Avec les monothéismes, l’homme a été créé à l’image de Dieu, sur un mode électif, dans une séparation radicale d’avec le monde non-humain. Le corps humain est celui de la Création et il ne doit donc être ni tatoué ni modifié. Tous les rites traditionnels d’inscription corporelle ont été interdits par les mouvements d’évangélisation car ils subvertissaient cette conception du corps tel qu’en sa Création. C’est à ce titre, qu’en ce XXIe siècle pleinement constitué, un prêtre qui se trouverait amputé d’un bras ou d’une jambe ne peut célébrer la messe.

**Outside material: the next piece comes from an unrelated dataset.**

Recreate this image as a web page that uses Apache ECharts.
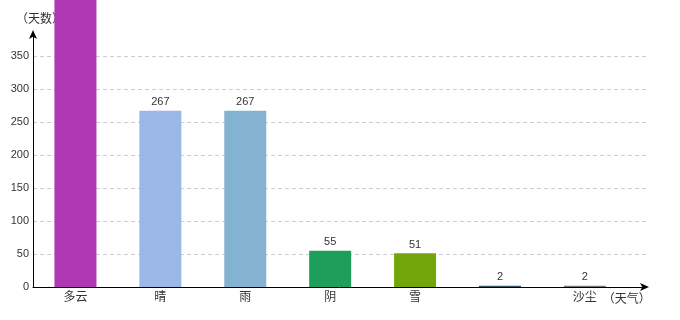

Il est probable qu’en retour de ces nouvelles "sexions" du corps humain, (ses découpes, ses retouches, ses sexes,..) les re-configurations identitaires qui en découlent appelleront d’autres conceptions de la transcendance et de la métaphysique. Nouvelles continuités humain-non humain (machines, trans-espèces...), partage des patrimoines, intervention sur l’intime du codage, maîtrise de la procréation, l’humain devient démiurge et l’au-delà de l’humain un univers-système qui s’offre en présent de tous les possibles. C'est en tous cas la promesse...
Mais aussi s'y pressent un retour des chamanismes de circulation des formes et des mythologies hiérarchisantes, en leur cortège de demi-dieux, héros thaumaturges, pharaons aux rites réservés. Ésotérismes, vitalismes et grandes "conjurations", on n’a pas fini de rire.